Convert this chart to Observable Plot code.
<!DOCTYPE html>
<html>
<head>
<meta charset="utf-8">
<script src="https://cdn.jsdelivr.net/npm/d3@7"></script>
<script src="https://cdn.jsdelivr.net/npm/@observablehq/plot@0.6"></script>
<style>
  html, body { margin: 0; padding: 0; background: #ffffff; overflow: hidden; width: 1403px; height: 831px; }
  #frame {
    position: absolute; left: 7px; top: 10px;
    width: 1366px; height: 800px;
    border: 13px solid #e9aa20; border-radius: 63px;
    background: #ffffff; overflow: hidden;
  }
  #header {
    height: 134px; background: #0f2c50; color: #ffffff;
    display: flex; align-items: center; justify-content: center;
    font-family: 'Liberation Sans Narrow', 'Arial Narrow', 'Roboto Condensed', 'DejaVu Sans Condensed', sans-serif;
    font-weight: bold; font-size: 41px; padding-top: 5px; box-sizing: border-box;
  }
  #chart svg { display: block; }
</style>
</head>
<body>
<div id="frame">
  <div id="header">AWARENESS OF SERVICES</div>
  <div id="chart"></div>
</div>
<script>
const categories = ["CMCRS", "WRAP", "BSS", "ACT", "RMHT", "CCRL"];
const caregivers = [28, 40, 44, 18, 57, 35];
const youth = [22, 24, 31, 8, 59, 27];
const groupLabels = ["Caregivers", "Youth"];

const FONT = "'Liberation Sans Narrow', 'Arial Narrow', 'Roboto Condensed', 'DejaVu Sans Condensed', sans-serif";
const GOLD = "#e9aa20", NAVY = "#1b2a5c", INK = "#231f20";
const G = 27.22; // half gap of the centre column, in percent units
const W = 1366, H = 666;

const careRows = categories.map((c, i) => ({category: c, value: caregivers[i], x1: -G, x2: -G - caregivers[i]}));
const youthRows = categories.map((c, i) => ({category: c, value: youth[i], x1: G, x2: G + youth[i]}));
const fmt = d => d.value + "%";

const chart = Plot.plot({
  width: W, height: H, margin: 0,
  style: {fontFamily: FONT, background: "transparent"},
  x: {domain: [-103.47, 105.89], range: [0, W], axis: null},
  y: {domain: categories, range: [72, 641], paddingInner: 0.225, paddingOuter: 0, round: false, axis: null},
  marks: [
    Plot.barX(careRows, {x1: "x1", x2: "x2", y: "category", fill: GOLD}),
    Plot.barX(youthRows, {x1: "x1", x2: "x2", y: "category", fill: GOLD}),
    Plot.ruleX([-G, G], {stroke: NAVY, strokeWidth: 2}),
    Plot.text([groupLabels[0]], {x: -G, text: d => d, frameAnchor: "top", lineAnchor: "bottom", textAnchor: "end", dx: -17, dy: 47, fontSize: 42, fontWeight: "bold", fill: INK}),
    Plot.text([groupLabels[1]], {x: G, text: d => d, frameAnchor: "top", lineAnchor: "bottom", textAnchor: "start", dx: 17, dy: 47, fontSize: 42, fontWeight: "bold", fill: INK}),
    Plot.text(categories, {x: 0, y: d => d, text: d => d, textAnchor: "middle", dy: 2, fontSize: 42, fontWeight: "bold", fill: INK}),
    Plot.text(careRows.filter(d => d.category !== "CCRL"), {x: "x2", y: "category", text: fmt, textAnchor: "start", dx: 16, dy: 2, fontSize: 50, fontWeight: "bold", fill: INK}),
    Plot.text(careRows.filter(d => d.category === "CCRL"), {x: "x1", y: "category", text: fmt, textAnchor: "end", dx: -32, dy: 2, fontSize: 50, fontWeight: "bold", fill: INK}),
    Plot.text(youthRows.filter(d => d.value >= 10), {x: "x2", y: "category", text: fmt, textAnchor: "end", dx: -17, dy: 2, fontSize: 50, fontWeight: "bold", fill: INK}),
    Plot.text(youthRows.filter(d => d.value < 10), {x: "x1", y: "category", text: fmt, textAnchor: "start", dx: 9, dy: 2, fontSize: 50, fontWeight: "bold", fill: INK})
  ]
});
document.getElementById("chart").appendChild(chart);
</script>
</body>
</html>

+++

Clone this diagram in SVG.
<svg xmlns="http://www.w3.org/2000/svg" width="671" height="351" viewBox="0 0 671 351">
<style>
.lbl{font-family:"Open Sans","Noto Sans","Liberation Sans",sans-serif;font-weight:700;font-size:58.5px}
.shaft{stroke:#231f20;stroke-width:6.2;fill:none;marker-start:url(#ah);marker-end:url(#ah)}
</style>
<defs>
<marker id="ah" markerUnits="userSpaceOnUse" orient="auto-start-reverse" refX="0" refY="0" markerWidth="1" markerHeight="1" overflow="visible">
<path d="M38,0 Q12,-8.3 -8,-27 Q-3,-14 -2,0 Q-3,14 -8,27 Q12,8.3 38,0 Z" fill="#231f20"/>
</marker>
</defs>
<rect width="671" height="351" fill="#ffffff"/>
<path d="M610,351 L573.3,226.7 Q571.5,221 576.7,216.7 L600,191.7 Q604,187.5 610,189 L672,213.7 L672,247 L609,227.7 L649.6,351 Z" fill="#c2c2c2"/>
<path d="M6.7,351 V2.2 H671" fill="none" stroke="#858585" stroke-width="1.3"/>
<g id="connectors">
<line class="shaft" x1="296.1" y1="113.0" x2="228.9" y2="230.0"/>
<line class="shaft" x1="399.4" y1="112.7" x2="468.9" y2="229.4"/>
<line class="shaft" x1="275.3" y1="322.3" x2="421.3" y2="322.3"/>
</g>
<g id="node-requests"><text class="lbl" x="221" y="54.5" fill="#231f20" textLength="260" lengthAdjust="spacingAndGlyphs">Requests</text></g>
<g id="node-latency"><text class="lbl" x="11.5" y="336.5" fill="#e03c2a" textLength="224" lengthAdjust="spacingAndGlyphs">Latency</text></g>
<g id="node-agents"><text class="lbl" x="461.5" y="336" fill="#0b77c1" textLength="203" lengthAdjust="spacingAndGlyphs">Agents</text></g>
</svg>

+++

#### WORK TO BE COMPLETED:
Find the string "chart" in the records, then copy each line where it occurs.

#### FINISHED EXERCISE:
Convert this chart to Observable Plot code.
  #chart svg { display: block; }
  <div id="chart"></div>
const chart = Plot.plot({
document.getElementById("chart").appendChild(chart);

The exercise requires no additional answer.